*Data shown*
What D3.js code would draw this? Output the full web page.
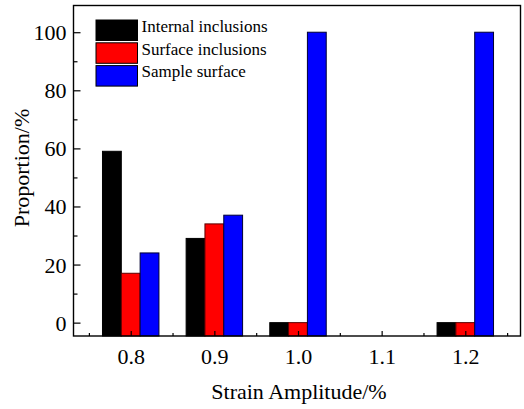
<!DOCTYPE html>
<html><head><meta charset="utf-8">
<script src="https://cdn.jsdelivr.net/npm/d3@7"></script>
<style>body{margin:0;background:#fff;}svg{display:block;}
svg text{font-family:"Liberation Serif","Times New Roman",Times,"DejaVu Serif",serif !important;}</style>
</head><body>
<script>
const categories = [0.8, 0.9, 1.0, 1.2];
const internalInclusions = [59, 29, 0, 0];
const surfaceInclusions = [17, 34, 0, 0];
const sampleSurface = [24, 37, 100, 100];
const seriesNames = ["Internal inclusions", "Surface inclusions", "Sample surface"];
const seriesColors = ["#000000", "#ff0000", "#0000ff"];
const seriesStrokes = ["#000000", "#5a0000", "#000033"];
const xTickValues = [0.8, 0.9, 1.0, 1.1, 1.2];
const xMinorValues = [0.75, 0.85, 0.95, 1.05, 1.15, 1.25];
const yTickValues = [0, 20, 40, 60, 80, 100];
const yMinorValues = [10, 30, 50, 70, 90];

const W = 524, H = 409;
const L = 73.5, R = 520.5, T = 5.5, B = 336;

const svg = d3.select("body").append("svg").attr("width", W).attr("height", H);
const x = d3.scaleLinear().domain([0.7316, 1.2660]).range([L, R]);
const y = d3.scaleLinear().domain([-4.6, 109.2]).range([B, T]);

const series = [internalInclusions, surfaceInclusions, sampleSurface];
const barW = 0.0225;

series.forEach((vals, si) => {
  svg.append("g").selectAll("rect").data(categories.map((c, i) => ({c, v: vals[i]})))
    .enter().append("rect")
    .attr("x", d => x(d.c + (si - 1.5) * barW))
    .attr("width", d => x(d.c + (si - 0.5) * barW) - x(d.c + (si - 1.5) * barW))
    .attr("y", d => y(d.v))
    .attr("height", d => y(-4.6) - y(d.v))
    .attr("fill", seriesColors[si])
    .attr("stroke", seriesStrokes[si])
    .attr("stroke-width", 1);
});

// axes
const gx = svg.append("g").attr("transform", `translate(0,${B})`);
gx.call(d3.axisBottom(x).tickValues(xTickValues).tickSize(-5).tickFormat(d3.format(".1f")));
const gxm = svg.append("g").attr("transform", `translate(0,${B})`);
gxm.call(d3.axisBottom(x).tickValues(xMinorValues).tickSize(-3).tickFormat(""));
const gy = svg.append("g").attr("transform", `translate(${L},0)`);
gy.call(d3.axisLeft(y).tickValues(yTickValues).tickSize(-7).tickFormat(d3.format("d")));
const gym = svg.append("g").attr("transform", `translate(${L},0)`);
gym.call(d3.axisLeft(y).tickValues(yMinorValues).tickSize(-4).tickFormat(""));

[gx, gxm, gy, gym].forEach(g => {
  g.attr("font-family", null).attr("font-size", null);
  g.select(".domain").remove();
  g.selectAll(".tick line").attr("stroke", "#000").attr("stroke-width", 1.2);
  g.selectAll(".tick text").attr("font-size", 22).attr("fill", "#000");
});
gx.selectAll(".tick text").attr("dy", null).attr("y", 28);
gy.selectAll(".tick text").attr("x", -7).attr("dy", "0.34em");

// frame
svg.append("rect").attr("x", L).attr("y", T).attr("width", R - L).attr("height", B - T)
  .attr("fill", "none").attr("stroke", "#000").attr("stroke-width", 1.4);

// titles
svg.append("text").attr("x", 299).attr("y", 399).attr("text-anchor", "middle")
  .attr("font-size", 22).text("Strain Amplitude/%");
svg.append("text").attr("transform", "translate(28.5,168) rotate(-90)").attr("text-anchor", "middle")
  .attr("font-size", 22).text("Proportion/%");

// legend
const lg = svg.append("g");
seriesNames.forEach((n, i) => {
  const yy = 20 + i * 22.8;
  lg.append("rect").attr("x", 96).attr("y", yy).attr("width", 41.5).attr("height", 20.5)
    .attr("fill", seriesColors[i]).attr("stroke", "#000").attr("stroke-width", 1);
  lg.append("text").attr("x", 141.5).attr("y", yy + 11.7)
    .attr("font-size", 17).text(n);
});
</script>
</body></html>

*Short exercise*
Give back every line exactly as it stands, pictures excluded.

*Answer in full*
What D3.js code would draw this? Output the full web page.
<!DOCTYPE html>
<html><head><meta charset="utf-8">
<script src="https://cdn.jsdelivr.net/npm/d3@7"></script>
<style>body{margin:0;background:#fff;}svg{display:block;}
svg text{font-family:"Liberation Serif","Times New Roman",Times,"DejaVu Serif",serif !important;}</style>
</head><body>
<script>
const categories = [0.8, 0.9, 1.0, 1.2];
const internalInclusions = [59, 29, 0, 0];
const surfaceInclusions = [17, 34, 0, 0];
const sampleSurface = [24, 37, 100, 100];
const seriesNames = ["Internal inclusions", "Surface inclusions", "Sample surface"];
const seriesColors = ["#000000", "#ff0000", "#0000ff"];
const seriesStrokes = ["#000000", "#5a0000", "#000033"];
const xTickValues = [0.8, 0.9, 1.0, 1.1, 1.2];
const xMinorValues = [0.75, 0.85, 0.95, 1.05, 1.15, 1.25];
const yTickValues = [0, 20, 40, 60, 80, 100];
const yMinorValues = [10, 30, 50, 70, 90];

const W = 524, H = 409;
const L = 73.5, R = 520.5, T = 5.5, B = 336;

const svg = d3.select("body").append("svg").attr("width", W).attr("height", H);
const x = d3.scaleLinear().domain([0.7316, 1.2660]).range([L, R]);
const y = d3.scaleLinear().domain([-4.6, 109.2]).range([B, T]);

const series = [internalInclusions, surfaceInclusions, sampleSurface];
const barW = 0.0225;

series.forEach((vals, si) => {
  svg.append("g").selectAll("rect").data(categories.map((c, i) => ({c, v: vals[i]})))
    .enter().append("rect")
    .attr("x", d => x(d.c + (si - 1.5) * barW))
    .attr("width", d => x(d.c + (si - 0.5) * barW) - x(d.c + (si - 1.5) * barW))
    .attr("y", d => y(d.v))
    .attr("height", d => y(-4.6) - y(d.v))
    .attr("fill", seriesColors[si])
    .attr("stroke", seriesStrokes[si])
    .attr("stroke-width", 1);
});

// axes
const gx = svg.append("g").attr("transform", `translate(0,${B})`);
gx.call(d3.axisBottom(x).tickValues(xTickValues).tickSize(-5).tickFormat(d3.format(".1f")));
const gxm = svg.append("g").attr("transform", `translate(0,${B})`);
gxm.call(d3.axisBottom(x).tickValues(xMinorValues).tickSize(-3).tickFormat(""));
const gy = svg.append("g").attr("transform", `translate(${L},0)`);
gy.call(d3.axisLeft(y).tickValues(yTickValues).tickSize(-7).tickFormat(d3.format("d")));
const gym = svg.append("g").attr("transform", `translate(${L},0)`);
gym.call(d3.axisLeft(y).tickValues(yMinorValues).tickSize(-4).tickFormat(""));

[gx, gxm, gy, gym].forEach(g => {
  g.attr("font-family", null).attr("font-size", null);
  g.select(".domain").remove();
  g.selectAll(".tick line").attr("stroke", "#000").attr("stroke-width", 1.2);
  g.selectAll(".tick text").attr("font-size", 22).attr("fill", "#000");
});
gx.selectAll(".tick text").attr("dy", null).attr("y", 28);
gy.selectAll(".tick text").attr("x", -7).attr("dy", "0.34em");

// frame
svg.append("rect").attr("x", L).attr("y", T).attr("width", R - L).attr("height", B - T)
  .attr("fill", "none").attr("stroke", "#000").attr("stroke-width", 1.4);

// titles
svg.append("text").attr("x", 299).attr("y", 399).attr("text-anchor", "middle")
  .attr("font-size", 22).text("Strain Amplitude/%");
svg.append("text").attr("transform", "translate(28.5,168) rotate(-90)").attr("text-anchor", "middle")
  .attr("font-size", 22).text("Proportion/%");

// legend
const lg = svg.append("g");
seriesNames.forEach((n, i) => {
  const yy = 20 + i * 22.8;
  lg.append("rect").attr("x", 96).attr("y", yy).attr("width", 41.5).attr("height", 20.5)
    .attr("fill", seriesColors[i]).attr("stroke", "#000").attr("stroke-width", 1);
  lg.append("text").attr("x", 141.5).attr("y", yy + 11.7)
    .attr("font-size", 17).text(n);
});
</script>
</body></html>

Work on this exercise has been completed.